A Political Dispute, Not a Legal One
Trimming Obama’s Libya ambitions is a job for Congress, not the courts.


Andrew C. McCarthy

On the Corner, NR editor Rich Lowry notes that Harvard’s Jack Goldsmith, formerly chief of the Bush Justice Department’s Office of Legal Counsel (and author of the invaluable book The Terror Presidency: Law and Judgment Inside the Bush Administration), has offered characteristically valuable insights on the question of whether President Obama acted constitutionally in starting a war with Libya. In an NRO column last weekend, I contended that the president acted unconstitutionally.

As is often the case, legal commentary goes both ways on the question of when a president may unilaterally — i.e., without congressional approval — enmesh the country in armed conflict. Still, with due respect to Professor Goldsmith and other legal experts, I think there is an invalid assumption in their analyses of the Constitution’s assignment of war powers: namely, that the resulting issues are justiciable. They aren’t, nor were they intended to be.

That’s why I argue that, although President Obama’s unilateral commencement of a war against Libya is constitutionally wrong, he clearly has the power to do what he has done, for there are no legal remedies. This is a political dispute, not a legal one. Congress, if it is so disposed, will have to flex its competing constitutional muscles to rein the executive branch in. The courts should not, and almost certainly will not, intervene.

I don’t believe the Framers ever arrived at a consensus when it came to the war powers. The statements in the debates over the Constitution are all over the map. Some wanted congressional approval to be the necessary trigger for taking the nation to war. That’s why early drafts of the Constitution called for vesting Congress with the power to make war. Others realized this would be suicidal, leaving the country vulnerable to an annihilating attack while the president waited for Congress to act. That’s why the power to make war was ultimately watered down to the power to declare war.

In his excellent book The Powers of War and Peace: The Constitution and Foreign Affairs after 9/11, University of California law professor John Yoo, another alumnus of the Bush Office of Legal Counsel, argues that the power to declare war is basically just the authority to fix the rights and privileges of belligerents and combatants under the laws of war (e.g., legitimating attacks on persons and property, permitting seizures of contraband supplied by neutrals, etc.). This enumerated congressional power would not, on this interpretation, be much of a limitation on presidential war-making — especially when the goals of a military operation are limited and fall short of “total war.”

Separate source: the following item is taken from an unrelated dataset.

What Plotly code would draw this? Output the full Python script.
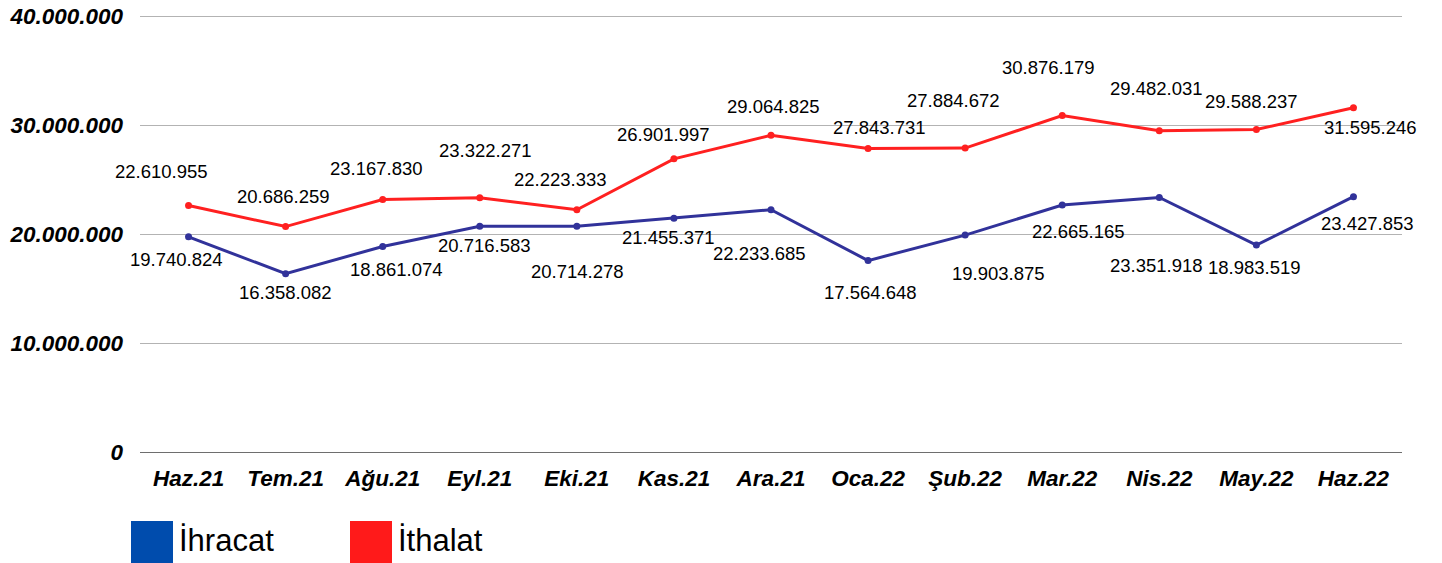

I usually defer to Professor Yoo on matters of executive authority, but I’m not with him on this one. The Framers wanted both Congress and the president in the mix when it came to involving the country in armed hostilities. Settling on a congressional power to declare war was a compromise between those who wanted legislative dominance and those who wanted a freer presidential hand. The compromise did not resolve the tension, but it is indicative of an intention to give the people’s representatives a substantial role.